Are we really getting in this??

Sunrise on the water
Through the swamp to the lake.
 The stilt village reminded me a little bit of the floating village/stilt village I saw in Venezuela, except this one seemed poorer.
Not a minute after we stepped onto the dock we saw a cat run by, leap to another piece of the dock, miss, fall in the water with a huge splash, and literally shoot out of the water away from us, with villagers laughing all around. This was a dry cat.

The village doesn’t have electricity and they use the lake as their water source. I didn’t get all the specifics from the guide, but apparently they keep it pretty clean since they drink from it. They only have one boat with a motor for emergencies; otherwise they make the 45 minute journey by canoe whenever they want to go to land. There is a primary school in the village, as well as a nursery (which looked more like a preschool), but kids that want/get to go to high school do it on the mainland. Although the water looked very clean, there were piles of trash around the docks in the marsh, and chickens and goats and other animals roaming the docks and the trash.
I can’t help but wonder how they keep the water clean enough to drink if there is so much trash, and if its ever been tested to see how clean it actually is. Our guide scooped some up to drink on our way back, but Diana and I knew that if we drank it we’d have serious stomach issues. The people in the village were very polite and almost ignored us, going about their daily activities. Apparently they can get up to 150 people a day visiting the village, so I guess they are used to it and don’t have time to stop whenever someone comes. There were signs and verbal warnings not to take pictures of the people unless you asked permission, which seems to be the norm in Ghana in general.

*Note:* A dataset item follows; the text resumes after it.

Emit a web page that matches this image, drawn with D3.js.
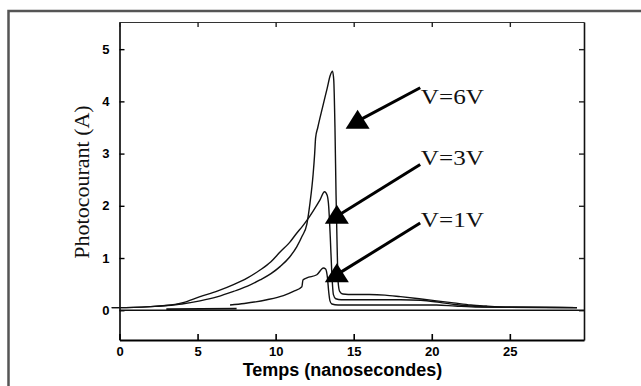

After about 1 ½ hours we left again by canoe, and there was a dug-out canoe of villagers leaving at the same time.  They said we could take their picture, so I have a few shots.  I have some videos of the canoes also, but I don’t have the internet bandwidth to upload them here in Ghana.  Maybe after I get home.

After returning to land, we walked back to our hotel through a small village- I could imagine myself living somewhere like it in the Peace Corps.  Then we bounced back to civilization on a few Tro-tros and taxis, and spent the night in Takoradi with Diana’s cousin at her apartment.   We visited Diana’s Grandmother and also met her aunt, who were both super nice.